In the world of fashion, androgyny has been used to make statements of style, increasing an air of confidence and dominance from a designer on a runway. If dominance on the catwalk increases creativity and sends powerful messages, surely it can do so off the catwalk. The distinct message this holds suggests just how important it is that we seek time to play with the rules of gender stereotyping on a daily basis, in order to express all sides of our character. There is so much variety within each gender that it can’t possibly be displayed with the feminine floor of Reiss alone or the masculine section of Kenzo. Why do men have twice as much choice in trainers? Why is there not a wall double the size for unisex shoes? Unisex accessories? Where’s the androgyny floor? Wolfgang Gang have decided to solve this issue. There’s an entire field of chic creativity waiting to be played with there, as many highly regarded designers have displayed on the catwalk time and time again.

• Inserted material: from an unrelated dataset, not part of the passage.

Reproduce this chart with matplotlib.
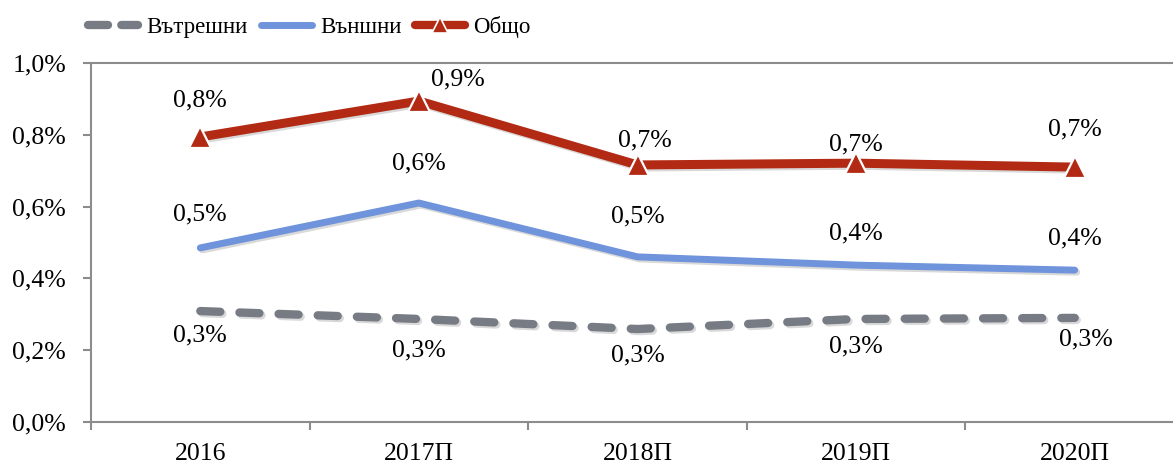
import matplotlib
matplotlib.use("Agg")
import matplotlib.pyplot as plt
from matplotlib.lines import Line2D
import matplotlib.patheffects as pe

categories = ["2016", "2017П", "2018П", "2019П", "2020П"]
domestic = [0.309, 0.287, 0.259, 0.287, 0.290]   # Вътрешни
external = [0.485, 0.610, 0.460, 0.437, 0.423]   # Външни
total = [0.794, 0.894, 0.716, 0.721, 0.710]      # Общо
yticks = [0.0, 0.2, 0.4, 0.6, 0.8, 1.0]

plt.rcParams['font.family'] = ['Liberation Serif', 'DejaVu Serif']
FS = 18.5
FS_LEG = 16.5

C_GRAY = "#777B84"
C_BLUE = "#6F94DB"
C_RED = "#B22A14"
C_SPINE = "#8C8C8C"

fig = plt.figure(figsize=(11.73, 4.65), dpi=100)
ax = fig.add_axes([91 / 1173, 43 / 465, 1093 / 1173, 359 / 465])

shadow = [pe.SimpleLineShadow(offset=(1.5, -1.5), alpha=0.15), pe.Normal()]

x = list(range(len(categories)))
l1, = ax.plot(x, domestic, color=C_GRAY, lw=6, dash_capstyle='round',
              dashes=(2.4, 2.3), zorder=3, path_effects=shadow)
l2, = ax.plot(x, external, color=C_BLUE, lw=5, solid_capstyle='round', zorder=3,
              path_effects=shadow)
l3, = ax.plot(x, total, color=C_RED, lw=6.5, solid_capstyle='round', zorder=4,
              path_effects=shadow)
ax.plot(x, total, linestyle='none', marker='^', markersize=16,
        markerfacecolor=C_RED, markeredgecolor='white', markeredgewidth=1.6, zorder=4.5)

def fmt(v):
    return f"{v:.1f}".replace('.', ',') + "%"

# label offsets in pixels (layout only)
off_total = [(0, 37), (39, 22), (7, 25), (0, 19), (0, 38)]
off_ext = [(0, 33), (0, 40), (0, 40), (0, 32), (0, 32)]
off_dom = [(0, -24), (0, -31), (0, -26), (0, -27), (11, -22)]

for series, offs in ((total, off_total), (external, off_ext), (domestic, off_dom)):
    for i, v in enumerate(series):
        ax.annotate(fmt(v), (i, v), xytext=offs[i], textcoords='offset pixels',
                    ha='center', va='center', fontsize=FS, color='black', zorder=5)

ax.set_xlim(-0.5, len(categories) - 0.5)
ax.set_ylim(0, 1.0)
ax.set_yticks(yticks)
ax.set_yticklabels([fmt(t) for t in yticks], fontsize=FS)
ax.set_xticks(x)
ax.set_xticklabels(categories, fontsize=FS)
ax.set_xticks([i - 0.5 for i in range(len(categories) + 1)], minor=True)
ax.tick_params(axis='x', which='major', length=0, pad=15)
ax.tick_params(axis='x', which='minor', length=6, width=1.5, color=C_SPINE, direction='out')
ax.tick_params(axis='y', length=6, width=1.5, color=C_SPINE, pad=12)

for s in ('left', 'bottom', 'top'):
    ax.spines[s].set_color(C_SPINE)
    ax.spines[s].set_linewidth(1.5)
ax.spines['right'].set_visible(False)
ax.patch.set_alpha(0)

h1 = Line2D([], [], color=C_GRAY, lw=6, dash_capstyle='round', dashes=(2.4, 1.6))
h2 = Line2D([], [], color=C_BLUE, lw=5, solid_capstyle='round')
h3 = Line2D([], [], color=C_RED, lw=6, solid_capstyle='round', marker='^',
            markersize=12, markerfacecolor=C_RED, markeredgecolor='white', markeredgewidth=1.2)
fig.legend([h1, h2, h3], ["Вътрешни", "Външни", "Общо"], loc='center left',
           bbox_to_anchor=(88 / 1173, 1 - 27 / 465), ncol=3, frameon=False,
           fontsize=FS_LEG, handlelength=2.2, handletextpad=0.35, columnspacing=0.6,
           borderpad=0, borderaxespad=0)

fig.savefig("out.png", dpi=100)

If a tie makes a woman feel inclined to assert herself more, or it prepares others for her dominant nature, why not wear one daily with confidence? If the Scotts can rock skirts, so can many other males. We all wear suits, but how often do we REALLY wear suits?  We all want to be wall flowers sometimes and go-getters at others, depending on our moods and motives.  Gender stereotyping has a lot of answering to do, yet, for now at least the catwalk and the braver males and females’ wardrobe can suggest otherwise.